**Requirements:** Write each line of the material exactly as given, from the top through the line that contains "of adrenal hormones</text>", and omit all pictures.

-----

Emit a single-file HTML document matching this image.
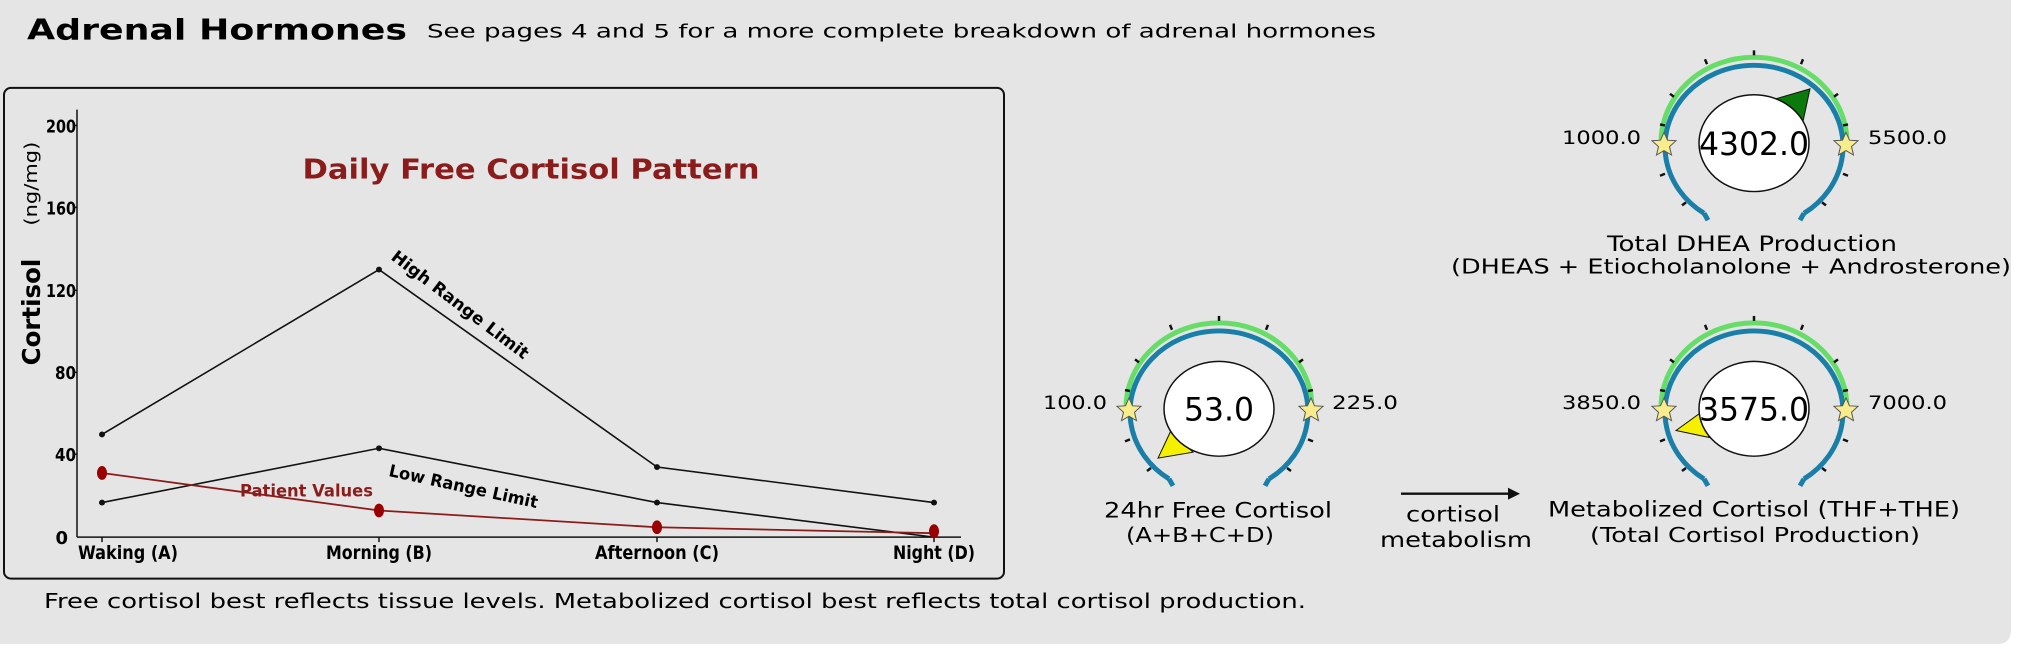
<!DOCTYPE html>
<html><head><meta charset="utf-8"><style>
html,body{margin:0;padding:0;background:#fff;}
svg{display:block;}
text{font-family:"DejaVu Sans","Liberation Sans",sans-serif;}
</style></head><body>
<svg width="2018" height="656" viewBox="0 0 2018 656" xmlns="http://www.w3.org/2000/svg">
<path d="M0 0 H2011 V630 Q2011 644 1997 644 H0 Z" fill="#e5e5e5"/>
<defs>
<g id="g">
<path d="M-93 0 A93 86 0 0 1 93 0" fill="none" stroke="#66dd66" stroke-width="5"/>
<path d="M-50 72 A89 82 0 1 1 50 72" fill="none" stroke="#1a7fa8" stroke-width="5"/>
<path d="M-50 72 l4 7 M50 72 l-4 7" stroke="#1a7fa8" stroke-width="5" fill="none"/>
<g stroke="#111" stroke-width="2.5">
<line x1="0" y1="-88" x2="0" y2="-93"/>
<line x1="-47" y1="-79" x2="-49" y2="-84"/><line x1="47" y1="-79" x2="49" y2="-84"/>
<line x1="-80" y1="-46" x2="-84" y2="-49"/><line x1="80" y1="-46" x2="84" y2="-49"/>
<line x1="-89" y1="-17" x2="-94" y2="-18"/><line x1="89" y1="-17" x2="94" y2="-18"/>
<line x1="-89" y1="32" x2="-94" y2="34"/><line x1="89" y1="32" x2="94" y2="34"/>
<line x1="-68" y1="61" x2="-72" y2="64"/><line x1="68" y1="61" x2="72" y2="64"/>
</g>
<path d="M0 -12 L3.5 -4 L12 -3.5 L5.5 2.5 L7.5 11 L0 6.5 L-7.5 11 L-5.5 2.5 L-12 -3.5 L-3.5 -4 Z" transform="translate(-90,2)" fill="#f8ec8c" stroke="#555" stroke-width="1"/>
<path d="M0 -12 L3.5 -4 L12 -3.5 L5.5 2.5 L7.5 11 L0 6.5 L-7.5 11 L-5.5 2.5 L-12 -3.5 L-3.5 -4 Z" transform="translate(92,2)" fill="#f8ec8c" stroke="#555" stroke-width="1"/>
</g>
</defs>
<g transform="scale(1,0.9874)">
<text x="27" y="40" font-size="29" font-weight="bold" textLength="380" lengthAdjust="spacingAndGlyphs">Adrenal Hormones</text>
<text x="427" y="38" font-size="19" textLength="949" lengthAdjust="spacingAndGlyphs">See pages 4 and 5 for a more complete breakdown of adrenal hormones</text>

<rect x="4" y="89" width="1000" height="497" rx="7" fill="none" stroke="#111" stroke-width="2"/>
<line x1="77" y1="111" x2="77" y2="544" stroke="#111" stroke-width="1.5"/>
<line x1="77" y1="544" x2="961" y2="544" stroke="#111" stroke-width="1.5"/>
<g font-size="18" font-weight="bold" text-anchor="end">
<text x="76" y="134" textLength="30" lengthAdjust="spacingAndGlyphs">200</text>
<text x="76" y="217" textLength="30" lengthAdjust="spacingAndGlyphs">160</text>
<text x="76" y="301" textLength="30" lengthAdjust="spacingAndGlyphs">120</text>
<text x="76" y="384" textLength="21" lengthAdjust="spacingAndGlyphs">80</text>
<text x="76" y="467" textLength="21" lengthAdjust="spacingAndGlyphs">40</text>
<text x="68" y="551">0</text>
</g>
<g stroke="#111" stroke-width="1.5">
<line x1="73" y1="127" x2="77" y2="127"/><line x1="73" y1="210" x2="77" y2="210"/><line x1="73" y1="294" x2="77" y2="294"/><line x1="73" y1="377" x2="77" y2="377"/><line x1="73" y1="460" x2="77" y2="460"/>
<line x1="102" y1="544" x2="102" y2="549"/><line x1="379" y1="544" x2="379" y2="549"/><line x1="657" y1="544" x2="657" y2="549"/><line x1="934" y1="544" x2="934" y2="549"/>
</g>
<g font-size="19" font-weight="bold" text-anchor="middle">
<text x="128" y="566" textLength="100" lengthAdjust="spacingAndGlyphs">Waking (A)</text>
<text x="379" y="566" textLength="106" lengthAdjust="spacingAndGlyphs">Morning (B)</text>
<text x="657" y="566" textLength="124" lengthAdjust="spacingAndGlyphs">Afternoon (C)</text>
<text x="934" y="566" textLength="82" lengthAdjust="spacingAndGlyphs">Night (D)</text>
</g>
<text x="0" y="0" transform="translate(40,316) rotate(-90)" font-size="25" font-weight="bold" text-anchor="middle" textLength="108" lengthAdjust="spacingAndGlyphs">Cortisol</text>
<text x="0" y="0" transform="translate(37,186) rotate(-90)" font-size="18" text-anchor="middle" textLength="85" lengthAdjust="spacingAndGlyphs">(ng/mg)</text>
<text x="531" y="181" font-size="28" font-weight="bold" fill="#8b1c1c" text-anchor="middle" textLength="457" lengthAdjust="spacingAndGlyphs">Daily Free Cortisol Pattern</text>

<polyline points="102,440 379,273 657,473 934,509" fill="none" stroke="#111" stroke-width="1.6"/>
<polyline points="102,509 379,454 657,509 934,544" fill="none" stroke="#111" stroke-width="1.6"/>
<g fill="#111"><circle cx="102" cy="440" r="3"/><circle cx="379" cy="273" r="3"/><circle cx="657" cy="473" r="3"/><circle cx="934" cy="509" r="3"/>
<circle cx="102" cy="509" r="3"/><circle cx="379" cy="454" r="3"/><circle cx="657" cy="509" r="3"/></g>
<polyline points="102,479 379,517 657,534 934,540" fill="none" stroke="#8b1c1c" stroke-width="1.8"/>
<g fill="#9b0000"><ellipse cx="102" cy="479" rx="5" ry="7"/><ellipse cx="379" cy="517" rx="5" ry="7"/><ellipse cx="657" cy="534" rx="5" ry="7"/><ellipse cx="934" cy="538" rx="5" ry="7"/></g>
<text transform="translate(390,262) rotate(37.5)" font-size="17" font-weight="bold" textLength="168" lengthAdjust="spacingAndGlyphs">High Range Limit</text>
<text transform="translate(388,482) rotate(12.4)" font-size="17" font-weight="bold" textLength="152" lengthAdjust="spacingAndGlyphs">Low Range Limit</text>
<text x="240" y="503" font-size="17" font-weight="bold" fill="#8b1c1c" textLength="133" lengthAdjust="spacingAndGlyphs">Patient Values</text>

<text x="44" y="616" font-size="21" textLength="1262" lengthAdjust="spacingAndGlyphs">Free cortisol best reflects tissue levels. Metabolized cortisol best reflects total cortisol production.</text>

<use href="#g" x="1754" y="144"/>
<polygon points="1810,90 1776,100 1803,123" fill="#0a7a0a" stroke="#111" stroke-width="1"/>
<ellipse cx="1754" cy="145" rx="55" ry="49" fill="#fff" stroke="#111" stroke-width="1.5"/>
<text x="1754" y="157" font-size="32" text-anchor="middle" textLength="110" lengthAdjust="spacingAndGlyphs">4302.0</text>
<text x="1641" y="146" font-size="19" text-anchor="end" textLength="79" lengthAdjust="spacingAndGlyphs">1000.0</text>
<text x="1868" y="146" font-size="19" textLength="79" lengthAdjust="spacingAndGlyphs">5500.0</text>
<text x="1752" y="254" font-size="22" text-anchor="middle" textLength="290" lengthAdjust="spacingAndGlyphs">Total DHEA Production</text>
<text x="1731" y="277" font-size="21" text-anchor="middle" textLength="560" lengthAdjust="spacingAndGlyphs">(DHEAS + Etiocholanolone + Androsterone)</text>

<use href="#g" x="1219" y="413"/>
<polygon points="1158,464 1171,436 1193,458" fill="#f5f000" stroke="#111" stroke-width="1"/>
<ellipse cx="1219" cy="414" rx="55" ry="48" fill="#fff" stroke="#111" stroke-width="1.5"/>
<text x="1219" y="426" font-size="32" text-anchor="middle" textLength="70" lengthAdjust="spacingAndGlyphs">53.0</text>
<text x="1107" y="414" font-size="19" text-anchor="end" textLength="64" lengthAdjust="spacingAndGlyphs">100.0</text>
<text x="1332" y="414" font-size="19" textLength="66" lengthAdjust="spacingAndGlyphs">225.0</text>
<text x="1218" y="524" font-size="22" text-anchor="middle" textLength="228" lengthAdjust="spacingAndGlyphs">24hr Free Cortisol</text>
<text x="1200" y="549" font-size="21" text-anchor="middle" textLength="148" lengthAdjust="spacingAndGlyphs">(A+B+C+D)</text>

<line x1="1401" y1="500" x2="1510" y2="500" stroke="#111" stroke-width="2.5"/>
<polygon points="1508,494 1520,500 1508,506" fill="#111"/>
<text x="1453" y="528" font-size="22" text-anchor="middle" textLength="94" lengthAdjust="spacingAndGlyphs">cortisol</text>
<text x="1456" y="554" font-size="22" text-anchor="middle" textLength="152" lengthAdjust="spacingAndGlyphs">metabolism</text>

<use href="#g" x="1754" y="413"/>
<polygon points="1676,436 1702,417 1709,443" fill="#f5f000" stroke="#111" stroke-width="1"/>
<ellipse cx="1754" cy="414" rx="55" ry="48" fill="#fff" stroke="#111" stroke-width="1.5"/>
<text x="1754" y="426" font-size="32" text-anchor="middle" textLength="110" lengthAdjust="spacingAndGlyphs">3575.0</text>
<text x="1641" y="414" font-size="19" text-anchor="end" textLength="79" lengthAdjust="spacingAndGlyphs">3850.0</text>
<text x="1868" y="414" font-size="19" textLength="79" lengthAdjust="spacingAndGlyphs">7000.0</text>
<text x="1754" y="523" font-size="22" text-anchor="middle" textLength="412" lengthAdjust="spacingAndGlyphs">Metabolized Cortisol (THF+THE)</text>
<text x="1755" y="549" font-size="21" text-anchor="middle" textLength="330" lengthAdjust="spacingAndGlyphs">(Total Cortisol Production)</text>
</g>
</svg>
</body></html>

-----

**Final result:**
Emit a single-file HTML document matching this image.
<!DOCTYPE html>
<html><head><meta charset="utf-8"><style>
html,body{margin:0;padding:0;background:#fff;}
svg{display:block;}
text{font-family:"DejaVu Sans","Liberation Sans",sans-serif;}
</style></head><body>
<svg width="2018" height="656" viewBox="0 0 2018 656" xmlns="http://www.w3.org/2000/svg">
<path d="M0 0 H2011 V630 Q2011 644 1997 644 H0 Z" fill="#e5e5e5"/>
<defs>
<g id="g">
<path d="M-93 0 A93 86 0 0 1 93 0" fill="none" stroke="#66dd66" stroke-width="5"/>
<path d="M-50 72 A89 82 0 1 1 50 72" fill="none" stroke="#1a7fa8" stroke-width="5"/>
<path d="M-50 72 l4 7 M50 72 l-4 7" stroke="#1a7fa8" stroke-width="5" fill="none"/>
<g stroke="#111" stroke-width="2.5">
<line x1="0" y1="-88" x2="0" y2="-93"/>
<line x1="-47" y1="-79" x2="-49" y2="-84"/><line x1="47" y1="-79" x2="49" y2="-84"/>
<line x1="-80" y1="-46" x2="-84" y2="-49"/><line x1="80" y1="-46" x2="84" y2="-49"/>
<line x1="-89" y1="-17" x2="-94" y2="-18"/><line x1="89" y1="-17" x2="94" y2="-18"/>
<line x1="-89" y1="32" x2="-94" y2="34"/><line x1="89" y1="32" x2="94" y2="34"/>
<line x1="-68" y1="61" x2="-72" y2="64"/><line x1="68" y1="61" x2="72" y2="64"/>
</g>
<path d="M0 -12 L3.5 -4 L12 -3.5 L5.5 2.5 L7.5 11 L0 6.5 L-7.5 11 L-5.5 2.5 L-12 -3.5 L-3.5 -4 Z" transform="translate(-90,2)" fill="#f8ec8c" stroke="#555" stroke-width="1"/>
<path d="M0 -12 L3.5 -4 L12 -3.5 L5.5 2.5 L7.5 11 L0 6.5 L-7.5 11 L-5.5 2.5 L-12 -3.5 L-3.5 -4 Z" transform="translate(92,2)" fill="#f8ec8c" stroke="#555" stroke-width="1"/>
</g>
</defs>
<g transform="scale(1,0.9874)">
<text x="27" y="40" font-size="29" font-weight="bold" textLength="380" lengthAdjust="spacingAndGlyphs">Adrenal Hormones</text>
<text x="427" y="38" font-size="19" textLength="949" lengthAdjust="spacingAndGlyphs">See pages 4 and 5 for a more complete breakdown of adrenal hormones</text>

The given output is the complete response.